Friday, February 20, 2026

Caselet: The 787 Dreamliner – When Outsourcing Becomes an Obstacle

 



In the early 2000s, Boeing embarked on a revolutionary journey with the 787 Dreamliner. To reduce development costs and accelerate time-to-market, Boeing pivoted from its traditional role as a primary manufacturer to a "systems integrator." 

Traditionally, Boeing designed and built about 70% of its aircraft in-house. For the 787, they flipped the script: 70% of the aircraft was outsourced to over 50 "Tier-1" strategic partners worldwide. These partners weren't just building parts; they were responsible for the engineering, sub-assembly, and financial risk of major sections (like the wings or fuselage). Boeing’s role was simplified to "final assembly," which was expected to take only three days.

The Reality: A Fragmented Supply Chain

The "hands-off" approach quickly unraveled. While Boeing had outsourced the work, they hadn't maintained the oversight infrastructure needed to manage such a complex web.

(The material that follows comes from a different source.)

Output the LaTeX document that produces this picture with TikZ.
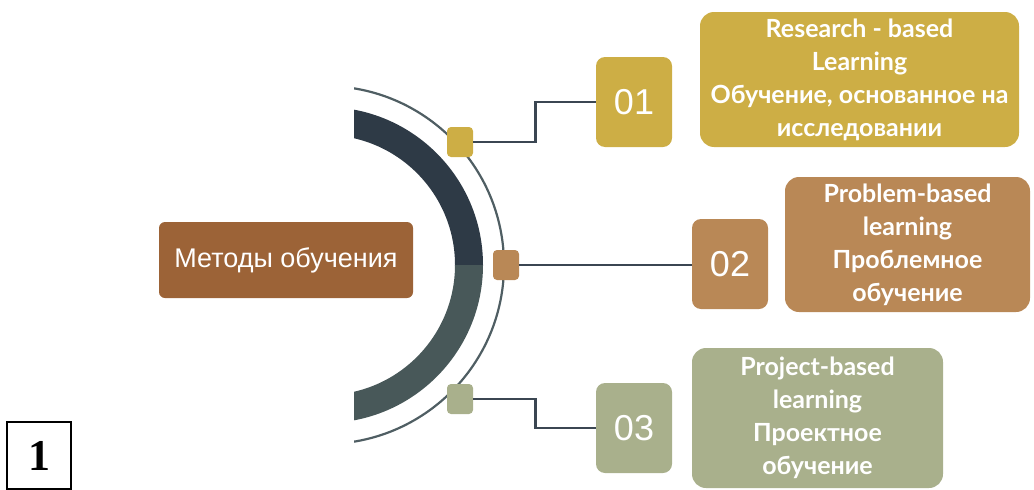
\documentclass[tikz,border=0pt]{standalone}
\usepackage{fontspec}
\setmainfont{Liberation Sans}
\newfontfamily\boxfont{Lato}
\newfontfamily\tagfont{Liberation Serif}

\definecolor{bandtop}{HTML}{2E3A46}
\definecolor{bandbot}{HTML}{485859}
\definecolor{ringgray}{HTML}{4F5E63}
\definecolor{linkgray}{HTML}{3B4652}
\definecolor{methgold}{HTML}{CDAE45}
\definecolor{methtan}{HTML}{B98856}
\definecolor{methsage}{HTML}{A9B08C}
\definecolor{methrust}{HTML}{9C6337}

\begin{document}
\begin{tikzpicture}[x=1pt,y=-1pt,
    % Styles
    mainbox/.style={fill=methrust, rounded corners=6pt, inner sep=0pt,
      minimum width=254pt, minimum height=76pt, text=white,
      font=\fontsize{27}{30}\selectfont},                       % central topic
    numbox/.style={rounded corners=9pt, inner sep=0pt, minimum width=76pt,
      minimum height=90pt, text=white, font=\fontsize{36}{40}\selectfont}, % 01, 02, 03
    infobox/.style={rounded corners=14pt, inner sep=0pt, text=white, align=center,
      font=\boxfont\bfseries\fontsize{25}{33}\selectfont},      % method description
    knob/.style={rounded corners=4pt, inner sep=0pt, minimum width=26pt,
      minimum height=30pt},                                     % small squares on ring
    link/.style={draw=linkgray, line width=2.8pt}
]

  \useasboundingbox (0,0) rectangle (1034,490);

  % Thin outer ring
  \begin{scope}
    \clip (354,0) rectangle (700,490);
    \draw[ringgray, line width=2.2pt] (325,265) circle (179pt);
  \end{scope}

  % Thick half ring, upper and lower part
  \begin{scope}
    \clip (354,0) rectangle (700,265);
    \fill[bandtop, even odd rule] (325,265) circle (158pt) (325,265) circle (130pt);
  \end{scope}
  \begin{scope}
    \clip (354,265) rectangle (700,490);
    \fill[bandbot, even odd rule] (325,265) circle (158pt) (325,265) circle (130pt);
  \end{scope}

  % Central topic
  \node[mainbox] (topic) at (286,260) {Методы обучения};

  % Squares on the ring
  \node[knob, fill=methgold] (k1) at (460,142) {};
  \node[knob, fill=methtan]  (k2) at (506,265) {};
  \node[knob, fill=methsage] (k3) at (460,399) {};

  % Numbers
  \node[numbox, fill=methgold] (n1) at (634,102) {01};
  \node[numbox, fill=methtan]  (n2) at (730,264) {02};
  \node[numbox, fill=methsage] (n3) at (634,428) {03};

  % Methods
  \node[infobox, fill=methgold, minimum width=319pt, minimum height=135pt] (m1) at (859.5,79.5)
    {Research - based\\Learning\\Обучение, основанное на\\исследовании};
  \node[infobox, fill=methtan, minimum width=245pt, minimum height=135pt] (m2) at (907.5,244.5)
    {Problem-based\\learning\\Проблемное\\обучение};
  \node[infobox, fill=methsage, minimum width=251pt, minimum height=140pt] (m3) at (817.5,418)
    {Project-based\\learning\\Проектное\\обучение};

  % Connectors
  \draw[link] (k1.east) -- ++(62,0) |- (n1.west);
  \draw[link] (k2.east) -- (k2.east -| n2.west);
  \draw[link] (k3.east) -- ++(62,0) |- (n3.west);

  % Figure tag
  \node[draw=black, line width=1.6pt, inner sep=0pt, minimum width=64pt, minimum height=67pt,
    font=\tagfont\bfseries\fontsize{44}{48}\selectfont] (tag) at (39,455.5) {1};

\end{tikzpicture}
\end{document}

Tier-2 Blindness: Tier-1 suppliers outsourced their own components to Tier-2 and Tier-3 vendors. Boeing often had no visibility into these lower tiers, leading to "mismatched" parts and poor quality control.

The Fastener Crisis: A global shortage of aerospace fasteners (bolts) stalled production because Boeing had lost direct control over its hardware supply chain.

Technical Failures: Because sections were built in silos, they often didn't fit together during final assembly in Everett, Washington. Later, the aircraft faced grounded fleets due to overheating lithium-ion batteries—a component outsourced to a complex chain of Japanese and French suppliers.


The Fallout and Mitigation

The Dreamliner arrived three years late and billions of dollars over budget. To stabilize the program, Boeing had to reverse its strategy:

In-sourcing: They spent over $1 billion to buy out struggling suppliers (like Vought Aircraft Industries) to bring production back under Boeing’s roof.

On-site Oversight: Boeing dispatched hundreds of engineers to supplier factories globally to monitor quality in real-time.

Strict Clauses: Contracts were rewritten with aggressive performance penalties and mandatory transparency requirements for sub-tier vendors.


Discussion  Questions

1.Boeing’s strategy was intended to share financial risk with suppliers. However, by outsourcing the design and engineering of major sections, did Boeing accidentally outsource its core competency? Discuss whether a company can truly "integrate" a product if it no longer understands how the individual parts are engineered.

2. Research Task: Modern Supply Chain Visibility

Research the concept of "Supply Chain Control Towers" or Digital Twins. How could modern real-time data tracking and IoT (Internet of Things) have prevented the 787’s "mismatched parts" and fastener shortage? Find one example of a company today using technology to monitor their Tier-2 and Tier-3 suppliers.